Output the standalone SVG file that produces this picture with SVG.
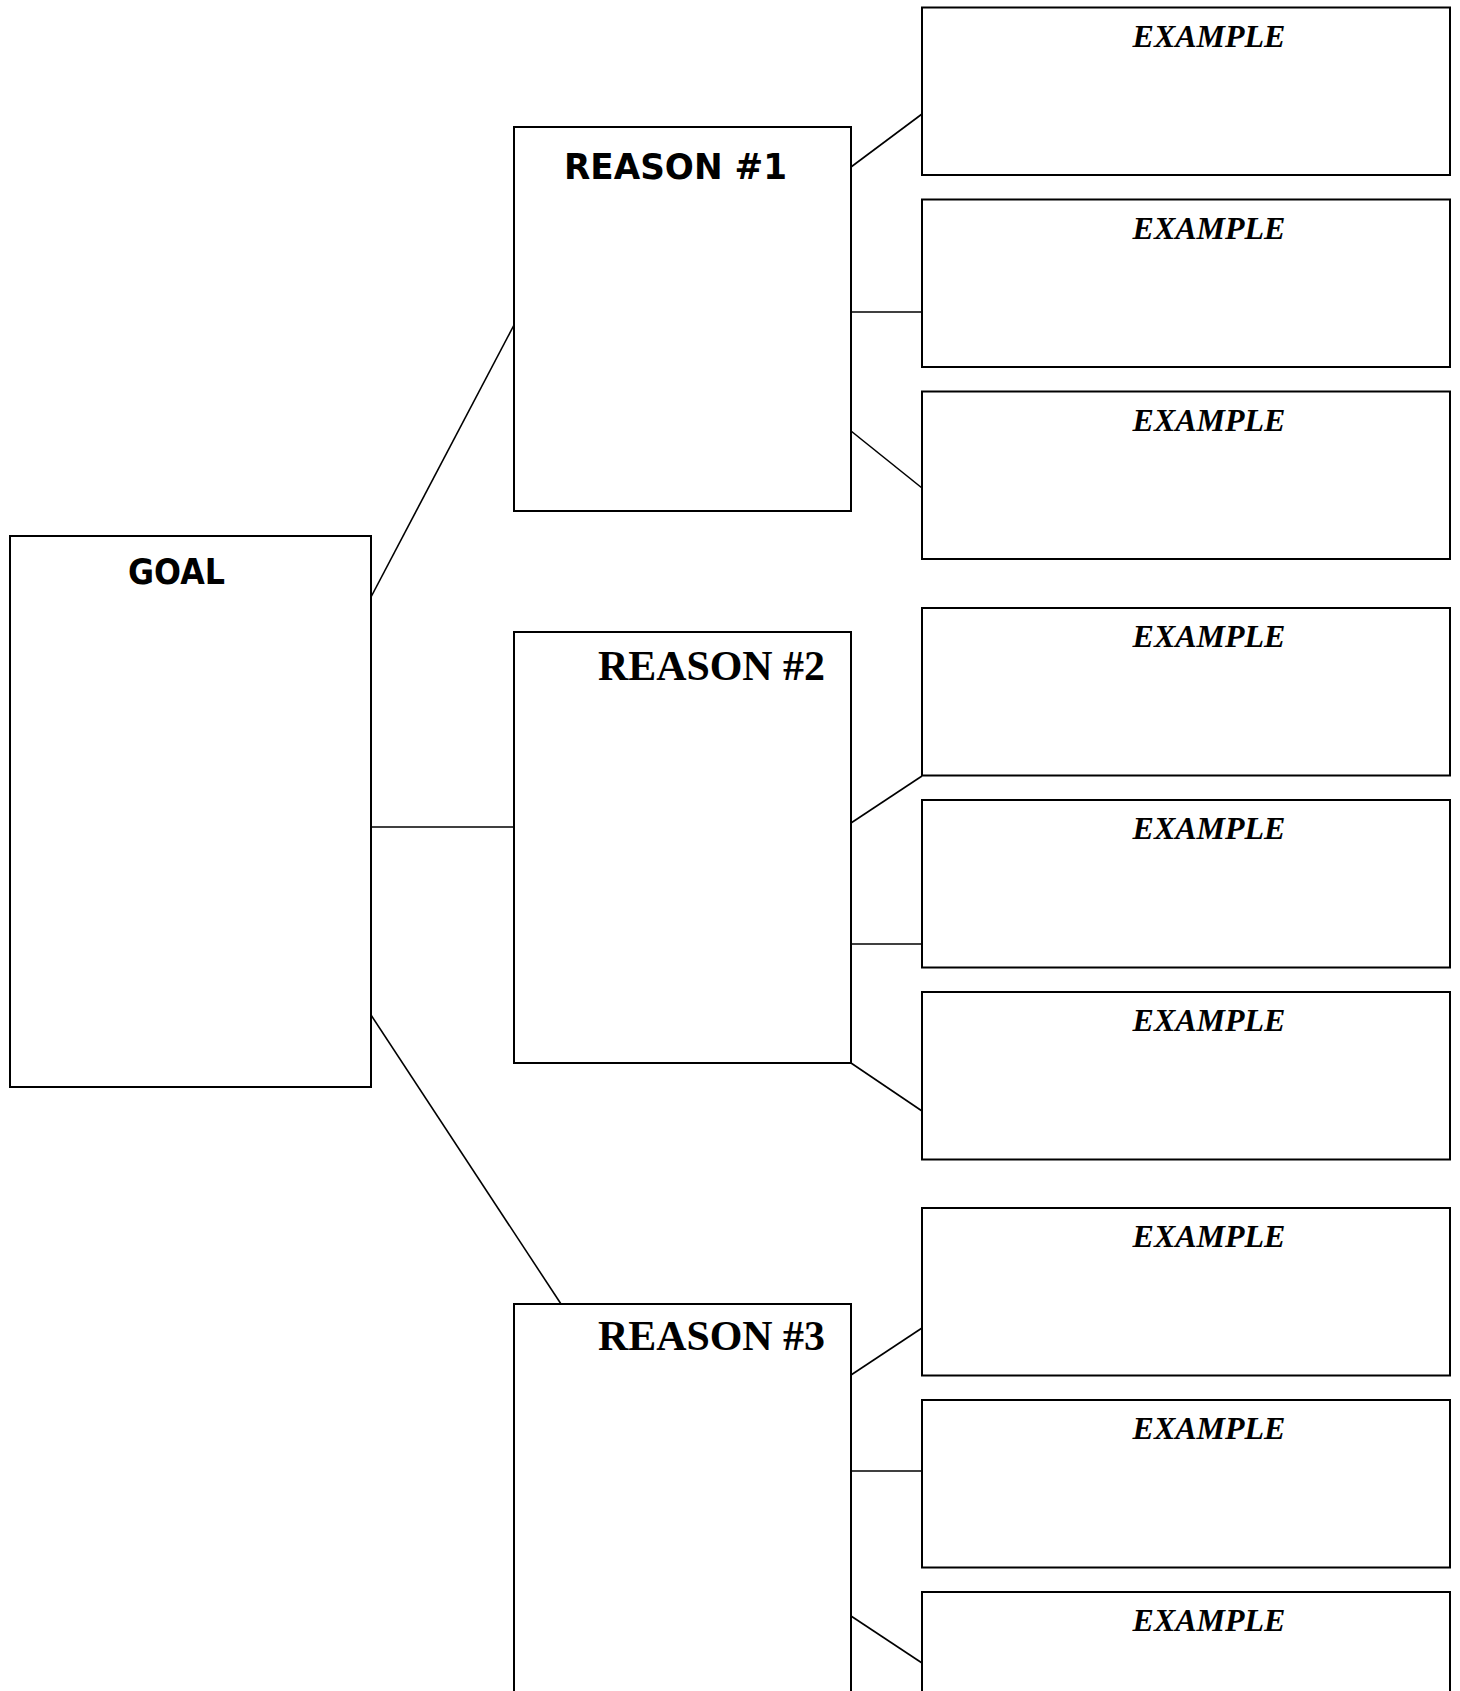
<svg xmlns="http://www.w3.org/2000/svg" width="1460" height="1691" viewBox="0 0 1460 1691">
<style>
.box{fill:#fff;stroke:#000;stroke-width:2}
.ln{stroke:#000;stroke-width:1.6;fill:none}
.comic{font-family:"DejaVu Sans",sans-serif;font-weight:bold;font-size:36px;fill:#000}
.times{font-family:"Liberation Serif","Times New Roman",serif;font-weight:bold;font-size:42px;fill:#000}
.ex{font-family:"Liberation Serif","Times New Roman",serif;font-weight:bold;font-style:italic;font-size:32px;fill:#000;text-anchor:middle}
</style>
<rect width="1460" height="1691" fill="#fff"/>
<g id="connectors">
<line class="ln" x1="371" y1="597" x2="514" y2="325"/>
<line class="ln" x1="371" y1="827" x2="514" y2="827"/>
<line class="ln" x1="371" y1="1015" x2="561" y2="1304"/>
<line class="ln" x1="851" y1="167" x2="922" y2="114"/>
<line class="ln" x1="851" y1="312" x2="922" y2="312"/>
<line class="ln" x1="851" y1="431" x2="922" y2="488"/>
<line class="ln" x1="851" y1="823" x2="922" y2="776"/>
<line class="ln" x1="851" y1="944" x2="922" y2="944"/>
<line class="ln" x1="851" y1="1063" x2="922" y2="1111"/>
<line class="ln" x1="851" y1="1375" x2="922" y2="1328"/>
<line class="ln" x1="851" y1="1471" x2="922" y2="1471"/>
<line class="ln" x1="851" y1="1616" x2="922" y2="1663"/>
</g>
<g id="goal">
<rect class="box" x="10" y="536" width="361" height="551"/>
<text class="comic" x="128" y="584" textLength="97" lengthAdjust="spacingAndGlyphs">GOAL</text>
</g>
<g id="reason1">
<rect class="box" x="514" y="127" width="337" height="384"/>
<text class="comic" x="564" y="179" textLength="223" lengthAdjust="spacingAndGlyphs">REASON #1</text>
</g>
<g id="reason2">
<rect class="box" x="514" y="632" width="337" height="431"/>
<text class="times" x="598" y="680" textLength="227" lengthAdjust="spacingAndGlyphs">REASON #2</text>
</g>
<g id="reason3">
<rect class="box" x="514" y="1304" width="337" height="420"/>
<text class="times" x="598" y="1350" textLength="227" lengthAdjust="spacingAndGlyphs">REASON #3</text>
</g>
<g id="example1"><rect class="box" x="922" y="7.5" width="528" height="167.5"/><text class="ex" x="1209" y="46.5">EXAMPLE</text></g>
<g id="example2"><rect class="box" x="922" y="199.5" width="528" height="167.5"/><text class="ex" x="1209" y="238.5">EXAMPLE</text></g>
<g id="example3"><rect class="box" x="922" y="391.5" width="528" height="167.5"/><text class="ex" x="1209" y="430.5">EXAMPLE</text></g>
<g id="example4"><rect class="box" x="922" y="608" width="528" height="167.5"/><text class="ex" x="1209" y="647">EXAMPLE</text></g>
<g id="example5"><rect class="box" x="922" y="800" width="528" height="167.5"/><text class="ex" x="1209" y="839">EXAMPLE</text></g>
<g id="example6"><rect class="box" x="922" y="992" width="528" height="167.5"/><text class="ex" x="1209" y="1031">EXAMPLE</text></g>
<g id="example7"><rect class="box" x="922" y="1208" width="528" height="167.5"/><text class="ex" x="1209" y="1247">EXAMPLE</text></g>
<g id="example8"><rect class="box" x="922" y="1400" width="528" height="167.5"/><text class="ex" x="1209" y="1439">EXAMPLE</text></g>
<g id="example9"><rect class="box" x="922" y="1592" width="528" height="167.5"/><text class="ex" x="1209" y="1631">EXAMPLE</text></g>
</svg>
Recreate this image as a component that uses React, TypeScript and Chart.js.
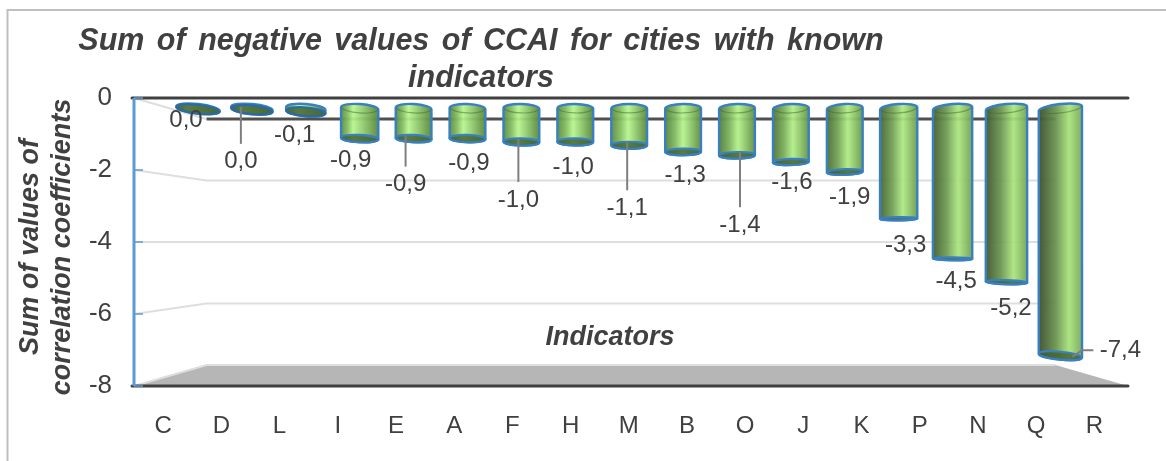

§ The exercise: Gather each line of the listing containing the word "this" and show it.

§ Task answer:
Output the standalone SVG file that produces this picture with SVG.
Recreate this image as a component that uses React, TypeScript and Chart.js.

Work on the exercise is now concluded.